Cuando Salvador González, Voro, de 53 años, tomó las riendas del Valencia, el martes pasado, se encontró un vestuario aterrorizado. Las cuatro derrotas consecutivas habían minado la confianza de los jugadores, incapaces de dar dos pases seguidos. La misión del entrenador interino era quitarles el miedo de encima y recuperar, a partir de una victoria agónica ante el Alavés, la autoestima pisoteada de los futbolistas.

El juego ante los hombres de Pellegrino fue deficiente, pero el triunfo liberó la mente de unos jugadores atrapados por un exceso de responsabilidad. Nani, por ejemplo. El campeón de Europa portugués, tiritando frente al Alavés, se erigió ayer en Butarque como el excelente atacante que es después de marcar el empate tras un choque de Rodrigo contra el meta Serante. Habilidoso, potente y listo para explotar las debilidades del rival, Nani pudo por fin dar esa espectacular voltereta con la que celebra sus goles.

En el control del partido le acompañó la templanza de Parejo, otro aliviado tras el penalti agónico transformado frente al Alavés. Fueron los dos mejores de un Valencia que fue sumando efectivos para la causa: Mario Suárez, muy nervioso al principio, fallando pases sencillos, marcó al desviar a gol un disparo de Nani y se sintió otra vez un mediocentro de entidad, sin alardes pero efectivo.

Así ha sido el equipo de Voro en estos dos partidos. El entrenador de L' Alcúdia se ha adaptado a las características de los jugadores: el conjunto ha perdido pases y posesión y ha ganado solvencia en las áreas. En la contraria, ha aprovechado los errores del rival (ayer una cesión al portero que cazó con la puntera Rodrigo antes de chocar con el meta Serante y dejar la pelota muerta a los pies de Nani) y, en la propia, ha reducido los propios a partir de descargar a los centrales, Aderlán Santos y Mangala, de la responsabilidad de sacar el balón jugado. Puesto que ni los centrales ni el mediocentro (Mario Suárez) son virtuosos de la pelota, mejor tratarla sin contemplaciones.

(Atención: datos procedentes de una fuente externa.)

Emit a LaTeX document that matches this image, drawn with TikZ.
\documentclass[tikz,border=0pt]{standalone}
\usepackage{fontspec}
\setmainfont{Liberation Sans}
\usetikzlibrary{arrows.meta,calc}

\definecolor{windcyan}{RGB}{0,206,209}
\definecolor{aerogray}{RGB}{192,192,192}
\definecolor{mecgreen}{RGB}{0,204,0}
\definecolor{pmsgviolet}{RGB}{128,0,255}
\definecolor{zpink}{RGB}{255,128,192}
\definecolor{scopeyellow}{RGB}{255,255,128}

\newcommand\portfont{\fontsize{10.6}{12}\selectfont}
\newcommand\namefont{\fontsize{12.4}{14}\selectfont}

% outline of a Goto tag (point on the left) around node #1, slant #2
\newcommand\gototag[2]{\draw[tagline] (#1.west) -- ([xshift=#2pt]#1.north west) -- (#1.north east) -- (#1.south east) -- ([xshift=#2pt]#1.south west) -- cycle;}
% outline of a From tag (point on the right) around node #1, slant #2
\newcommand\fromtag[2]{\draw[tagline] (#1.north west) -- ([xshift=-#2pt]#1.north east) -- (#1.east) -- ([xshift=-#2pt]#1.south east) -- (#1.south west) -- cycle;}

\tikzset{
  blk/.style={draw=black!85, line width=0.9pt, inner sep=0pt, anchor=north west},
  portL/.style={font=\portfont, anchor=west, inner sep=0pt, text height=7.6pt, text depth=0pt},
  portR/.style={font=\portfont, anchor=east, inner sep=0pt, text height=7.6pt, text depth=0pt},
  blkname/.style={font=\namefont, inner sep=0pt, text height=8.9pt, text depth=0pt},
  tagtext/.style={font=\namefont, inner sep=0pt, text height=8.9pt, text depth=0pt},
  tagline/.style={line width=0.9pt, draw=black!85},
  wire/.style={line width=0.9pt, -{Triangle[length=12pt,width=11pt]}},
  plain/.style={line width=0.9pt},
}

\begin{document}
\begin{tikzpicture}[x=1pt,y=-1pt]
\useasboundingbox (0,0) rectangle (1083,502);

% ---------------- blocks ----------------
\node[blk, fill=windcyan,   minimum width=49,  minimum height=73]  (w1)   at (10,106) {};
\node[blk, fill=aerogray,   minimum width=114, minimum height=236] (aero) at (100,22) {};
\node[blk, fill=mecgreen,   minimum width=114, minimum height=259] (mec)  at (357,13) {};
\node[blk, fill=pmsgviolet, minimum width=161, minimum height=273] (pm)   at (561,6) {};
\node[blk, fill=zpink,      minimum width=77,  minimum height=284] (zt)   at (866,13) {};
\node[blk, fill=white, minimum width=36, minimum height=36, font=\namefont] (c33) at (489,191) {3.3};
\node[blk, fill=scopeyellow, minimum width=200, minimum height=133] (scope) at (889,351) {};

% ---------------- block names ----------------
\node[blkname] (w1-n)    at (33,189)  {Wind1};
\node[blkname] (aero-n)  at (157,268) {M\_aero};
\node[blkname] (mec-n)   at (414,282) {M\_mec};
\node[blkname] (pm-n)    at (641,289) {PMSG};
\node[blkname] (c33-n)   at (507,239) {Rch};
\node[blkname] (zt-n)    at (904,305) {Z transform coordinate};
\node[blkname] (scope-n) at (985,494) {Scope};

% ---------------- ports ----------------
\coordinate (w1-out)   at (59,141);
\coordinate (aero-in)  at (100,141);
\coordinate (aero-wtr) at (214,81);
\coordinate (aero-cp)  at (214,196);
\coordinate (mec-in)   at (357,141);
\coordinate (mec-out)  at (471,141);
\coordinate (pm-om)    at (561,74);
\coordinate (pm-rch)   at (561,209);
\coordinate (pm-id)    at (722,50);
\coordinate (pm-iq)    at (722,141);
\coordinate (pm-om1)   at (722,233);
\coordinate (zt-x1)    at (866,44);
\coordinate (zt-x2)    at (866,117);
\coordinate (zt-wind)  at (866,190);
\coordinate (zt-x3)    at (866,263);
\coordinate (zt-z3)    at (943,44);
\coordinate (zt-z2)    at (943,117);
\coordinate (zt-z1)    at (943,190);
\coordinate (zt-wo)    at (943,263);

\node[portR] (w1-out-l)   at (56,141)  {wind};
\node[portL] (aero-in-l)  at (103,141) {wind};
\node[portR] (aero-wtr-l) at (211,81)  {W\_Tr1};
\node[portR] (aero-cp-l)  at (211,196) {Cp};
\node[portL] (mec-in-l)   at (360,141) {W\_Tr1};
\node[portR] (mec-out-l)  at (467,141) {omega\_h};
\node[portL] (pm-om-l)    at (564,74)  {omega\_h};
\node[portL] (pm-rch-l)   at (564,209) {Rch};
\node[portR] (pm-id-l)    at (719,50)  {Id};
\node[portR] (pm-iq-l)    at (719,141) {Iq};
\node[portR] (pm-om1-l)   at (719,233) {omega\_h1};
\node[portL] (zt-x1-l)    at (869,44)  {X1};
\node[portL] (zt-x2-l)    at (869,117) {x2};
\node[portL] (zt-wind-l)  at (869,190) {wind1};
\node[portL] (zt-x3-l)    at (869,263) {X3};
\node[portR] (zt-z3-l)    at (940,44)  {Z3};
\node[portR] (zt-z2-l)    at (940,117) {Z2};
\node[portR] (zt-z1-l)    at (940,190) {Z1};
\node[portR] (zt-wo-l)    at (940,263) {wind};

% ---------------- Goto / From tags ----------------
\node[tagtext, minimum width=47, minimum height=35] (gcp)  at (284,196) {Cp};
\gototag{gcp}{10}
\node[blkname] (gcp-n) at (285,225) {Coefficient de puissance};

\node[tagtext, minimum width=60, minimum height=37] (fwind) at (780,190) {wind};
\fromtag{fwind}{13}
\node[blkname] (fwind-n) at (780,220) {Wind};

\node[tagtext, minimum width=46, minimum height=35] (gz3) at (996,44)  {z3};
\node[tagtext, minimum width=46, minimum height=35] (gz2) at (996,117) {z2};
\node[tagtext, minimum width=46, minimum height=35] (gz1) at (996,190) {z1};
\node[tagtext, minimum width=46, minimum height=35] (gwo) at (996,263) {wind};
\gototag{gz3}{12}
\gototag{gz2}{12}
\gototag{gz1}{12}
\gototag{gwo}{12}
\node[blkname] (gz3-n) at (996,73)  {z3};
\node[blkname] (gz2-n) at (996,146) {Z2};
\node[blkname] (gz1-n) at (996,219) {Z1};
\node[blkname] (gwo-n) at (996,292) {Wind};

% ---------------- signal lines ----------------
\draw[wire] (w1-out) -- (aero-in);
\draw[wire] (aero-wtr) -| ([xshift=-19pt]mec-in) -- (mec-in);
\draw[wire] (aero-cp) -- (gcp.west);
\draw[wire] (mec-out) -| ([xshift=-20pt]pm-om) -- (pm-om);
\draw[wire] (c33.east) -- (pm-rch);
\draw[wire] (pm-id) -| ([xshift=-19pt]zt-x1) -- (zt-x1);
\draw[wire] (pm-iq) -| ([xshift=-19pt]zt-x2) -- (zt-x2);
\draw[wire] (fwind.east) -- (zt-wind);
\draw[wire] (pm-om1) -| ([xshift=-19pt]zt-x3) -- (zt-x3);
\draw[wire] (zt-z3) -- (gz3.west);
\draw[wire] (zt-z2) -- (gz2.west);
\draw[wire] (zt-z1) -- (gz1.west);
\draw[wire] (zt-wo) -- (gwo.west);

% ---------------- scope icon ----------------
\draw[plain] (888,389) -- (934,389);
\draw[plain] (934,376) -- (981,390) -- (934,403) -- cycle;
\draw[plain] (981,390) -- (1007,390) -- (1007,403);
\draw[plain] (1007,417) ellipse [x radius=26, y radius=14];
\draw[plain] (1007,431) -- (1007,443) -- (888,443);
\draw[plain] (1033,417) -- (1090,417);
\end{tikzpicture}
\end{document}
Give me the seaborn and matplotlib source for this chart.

La fragilidad valencianista en el juego aéreo defensivo, en cualquier caso, quedó otra vez patente en Butarque. Marcó Szymanowski al segundo palo, despistado el lateral Montoya justo cuando la zaga valencianista no contaba con el central Mangala, atendido en la banda por un balonazo de Diego Alves. El portero brasileño había salido tarde al borde del área a una pelota dividida y pateó el cuero contra la cabeza del zaguero francés. El centro de Omar, a pie cambiado desde la derecha, hurgó en una defensa descompuesta por la momentánea atención a Mangala.

Horror en el juego aéreo

A Alves le cuesta demasiado abandonar la raya de gol, donde se siente el mejor (y lo es), pero crea indefensión entre los zagueros. Como en la otra acción en la que erró el despeje de puños y arrolló al delantero, el penalti que después desvió a tiro también de Szymanowski. Ante los 11 metros, no hay portero de la astucia, la fortaleza y la calidad de Alves. Fuera debe mejorar. El Valencia ya ha encajado cinco goles de cabeza en los seis partidos de Liga: dos del Las Palmas, uno del Athletic, otro del Alavés y el de ayer de Szymanowski.

Hay quien podrían pensar que la suerte ha acompañado a Voro, pero cuando uno gana ocho de 10 partidos hay mucho más. Hay picardía para darle los últimos 15 minutos a un un extremo tan explosivo como Bakkali ante el Alavés, hay inteligencia táctica para ubicar ayer a Cancelo en lugar de Munir y tener más recorrido por la banda derecha; y hay oficio para desdramatizar las tensiones y no darse demasiada importancia a uno mismo, tirando de ironía: como cuando, ayer, entrevistado en Onda Cero, se le recordó a Voro el exitoso registro en sus cuatro etapas al frente del Valencia: «Solo he perdido un partido por poquito (en alusión al 6-0 del Barça en Liga la temporada 2007-08».

Voro ya es un mito

Aunque Voro es al antidivo y conoce la crueldad y la volatibilidad del fútbol (sufrió como técnico el descenso del Mestalla y perdió la Liga como jugador del Dépor en el último minuto de la Liga 93-94), ya es un mito del valencianismo, siempre dispuesto para sacar al equipo de los peores atolladeros, siempre dispuesto a desarrollar la revolución tranquila.